The History of the Éclair

The éclair has been on patisserie menus for nearly two centuries. Most people who eat one have no idea where it came from, who shaped it, or why it carries the name it does. The story is worth knowing, partly because it's a good story, and partly because understanding it changes the way you taste one.

What is an éclair?

An éclair is a long, thin pastry made from choux dough, baked until light and hollow, then filled with cream and glazed across the top. The classical fillings are pastry cream: vanilla, chocolate, or coffee. The classical glaze is fondant (but we don't do this at Eclair at the Bay; we prefer glaze).

The éclair is one of four foundational pastries built on choux dough. Alongside it sit the profiterole (round, often filled with whipped cream or ice cream), the chouquette (small, sugared, unfilled), and the Paris-Brest (a ring of choux pastry filled with praline mousseline cream and topped with toasted almonds). All four rely on the same essential technique: cook flour into a paste with milk or water and butter, work in the eggs, pipe, bake until hollow.

Where it began

The éclair's earliest known ancestor was a French pastry called pain à la duchesse: a choux finger rolled in chopped almonds and filled simply with cream or pastry cream. It appeared in French patisserie in the early 19th century and held that name until around 1850. The pastry that displaced it, and replaced its name, owes its existence largely to one person: Marie-Antoine Carême.

Carême is one of the central figures in the history of classical patisserie. Chef to Talleyrand, to the future George IV of England, to Tsar Alexander I, and to the Rothschilds, he was arguably the first chef to enjoy international celebrity.
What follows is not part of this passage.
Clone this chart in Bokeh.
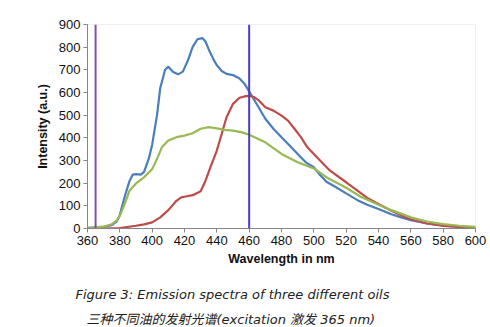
from bokeh.plotting import figure
from bokeh.models import Range1d, Span, Title, FixedTicker
from bokeh.embed import file_html
from bokeh.resources import INLINE

# Blue oil
blue_x = [360, 365, 370, 375, 378, 380, 383, 386, 388, 390, 393, 395, 398, 400, 403, 405, 408, 410,
          413, 416, 419, 422, 425, 428, 431, 433, 435, 438, 440, 443, 446, 450, 454, 457, 460, 465,
          470, 475, 480, 485, 490, 495, 500, 504, 508, 514, 520, 527, 533, 540, 548, 554, 560, 570,
          580, 590, 600]
blue_y = [3, 5, 7, 15, 30, 60, 140, 210, 238, 240, 238, 250, 310, 370, 500, 620, 700, 714,
          690, 680, 692, 740, 800, 835, 840, 825, 790, 745, 720, 695, 682, 677, 662, 640, 605, 545,
          484, 440, 403, 366, 329, 292, 270, 235, 205, 181, 155, 125, 105, 86, 63, 49, 37, 22,
          13, 8, 4]

# Red oil
red_x = [360, 370, 380, 390, 395, 400, 405, 410, 415, 418, 420, 425, 430, 433, 436, 440, 443, 446,
         450, 454, 458, 460, 463, 466, 470, 475, 480, 484, 488, 492, 496, 500, 504, 510, 520, 527,
         533, 540, 548, 554, 560, 570, 580, 590, 600]
red_y = [0, 0, 2, 12, 18, 27, 49, 81, 122, 137, 140, 147, 164, 211, 270, 344, 417, 491,
         550, 577, 584, 585, 580, 565, 535, 520, 498, 476, 440, 403, 358, 329, 299, 255, 204, 167,
         135, 108, 78, 58, 41, 22, 12, 7, 4]

# Green oil
green_x = [360, 365, 370, 375, 378, 380, 383, 386, 390, 395, 400, 403, 406, 410, 415, 420, 425, 430,
           435, 440, 445, 450, 455, 460, 470, 480, 490, 500, 504, 508, 520, 529, 540, 548, 560, 570,
           580, 590, 600]
green_y = [0, 5, 8, 19, 35, 56, 108, 167, 199, 226, 262, 307, 358, 388, 403, 410, 420, 440,
           447, 442, 435, 432, 425, 414, 380, 329, 292, 265, 245, 225, 180, 140, 105, 81, 49, 31,
           19, 12, 7]

excitation_nm = 365
marker_nm = 460

x_ticks = list(range(360, 601, 20))
y_ticks = list(range(0, 901, 100))

caption_1 = "Figure 3: Emission spectra of three different oils"
caption_2 = "三种不同油的发射光谱(excitation 激发 365 nm)"

p = figure(width=490, height=327, output_backend="svg", toolbar_location=None,
           x_range=Range1d(360, 600), y_range=Range1d(0, 900),
           min_border_left=87, min_border_right=15, min_border_top=24, min_border_bottom=99)

p.background_fill_color = "white"
p.border_fill_color = "white"
p.outline_line_color = "#f0f0f0"
p.xgrid.visible = False
p.ygrid.visible = False

p.line(blue_x, blue_y, line_color="#4a7ebb", line_width=2.2)
p.line(red_x, red_y, line_color="#be4b48", line_width=2.2)
p.line(green_x, green_y, line_color="#98b954", line_width=2.2)

p.add_layout(Span(location=excitation_nm, dimension="height", line_color="#8050b0", line_width=2))
p.add_layout(Span(location=marker_nm, dimension="height", line_color="#4b3cc8", line_width=2))

for ax in (p.xaxis[0], p.yaxis[0]):
    ax.axis_line_color = "#868686"
    ax.major_tick_line_color = "#868686"
    ax.major_tick_out = 4
    ax.major_tick_in = 0
    ax.minor_tick_line_color = None
    ax.major_label_text_font = "Liberation Sans"
    ax.major_label_text_font_size = "13px"
    ax.major_label_text_color = "#111111"
    ax.axis_label_text_font = "Liberation Sans"
    ax.axis_label_text_font_size = "12.5px"
    ax.axis_label_text_font_style = "bold"
    ax.axis_label_text_color = "#111111"

p.xaxis.ticker = FixedTicker(ticks=x_ticks)
p.yaxis.ticker = FixedTicker(ticks=y_ticks)
p.xaxis.axis_label = "Wavelength in nm"
p.yaxis.axis_label = "Intensity (a.u.)"
p.xaxis.major_label_standoff = 3
p.xaxis.axis_label_standoff = 4
p.yaxis.major_label_standoff = 3
p.yaxis.axis_label_standoff = 6

cap_font = "DejaVu Sans, Noto Sans CJK SC"
t1 = Title(text=caption_1, align="left", offset=-12, standoff=33,
           text_font=cap_font, text_font_style="italic", text_font_size="13px",
           text_color="#222222")
t2 = Title(text=caption_2, align="left", offset=-1, standoff=-17,
           text_font=cap_font, text_font_style="italic", text_font_size="13px",
           text_color="#222222")
p.add_layout(t1, "below")
p.add_layout(t2, "below")

open("out.html", "w").write(file_html(p, INLINE))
His books, Le Pâtissier royal parisien, Le Pâtissier pittoresque, and L'Art de la cuisine française au XIXe siècle, defined the standards of haute cuisine for generations of French chefs.

He is generally credited with shaping the éclair as we recognise it today. The almonds came off, the fillings were refined to chocolate and coffee custard, and the whole was finished in fondant. Whether Carême personally invented the modern éclair or simply codified an evolution already underway is still debated. What is not debated is that by the time his influence had spread across France, the pastry had settled into the form it still holds.

What does éclair mean?

Éclair means "lightning" in French. The most repeated explanation, and the most charming, is that people ate them so quickly they vanished in a flash. Before they could melt. Before someone else could take them. Before there was time to think about whether you should have another.

A second, less romantic theory points to the glaze itself: the way fondant catches the light along the length of the pastry has a quick, bright quality to it. Either explanation works. Both probably contain a measure of truth.

The éclair travels

The first recorded appearance of the éclair in English was in 1861, in an issue of Vanity Fair. By 1884 it had reached the Boston Cooking School Cook Book, where it was given a recipe and a place in the canon of acceptable Western desserts.

Within a generation it had crossed the Atlantic, the Channel, and most national borders in between. By the early 20th century the éclair was a fixture in patisseries from Paris to New York to Melbourne. It came to be considered, somewhat ironically, a representative example of French refinement, though it had begun life as a relatively humble pastry built around using simple ingredients well.

A long, quiet decline

Like any classic, the éclair has had its moments of fashion and its moments of obscurity. For much of the second half of the 20th century, it was treated as an everyday item, sold in supermarket fridges in plastic clamshells, often filled with mock cream and dipped in a glaze that bore little resemblance to fondant. Choux had been replaced by a softer, eggier version that absorbed moisture from the cream and went limp within hours. The result was a pastry that didn't deserve its own name.

For decades the éclair was undervalued. Bakeries that took it seriously were the exception.

A return to the craft

What's happened over the last twenty years is one of the more interesting shifts in modern patisserie. A new generation of pastry chefs has rediscovered the éclair and rebuilt its reputation from the inside out. The shape stayed. The technique stayed. Almost everything else opened up.

Modern éclairs are filled with matcha cream, yuzu ganache, spiced apple, tiramisu, salted caramel, raspberry mousseline, hazelnut praline, pistachio, passionfruit. Their tops carry edible flowers, coloured mirror glazes, gold leaf, hand-painted cocoa butter, and craquelin in patterns and colours that feel closer to design than to baking. Some are airbrushed. Some are left deliberately matte. Some are finished with a single decorative element placed with surgical care.

The bones of the thing remain Carême's. Everything else has been reimagined.

Where we sit in this

At Eclair at the Bay we keep five classic flavours in the case every day, plus one rotating weekly special. The classics are the foundation. The weekly special is where curiosity runs: new flavours, seasonal ingredients, things our chefs are interested in that week. Some become permanent fixtures. Most don't. That's the point.

That has always been the spirit of the éclair. A discipline at the centre, and a generous amount of room around the edges.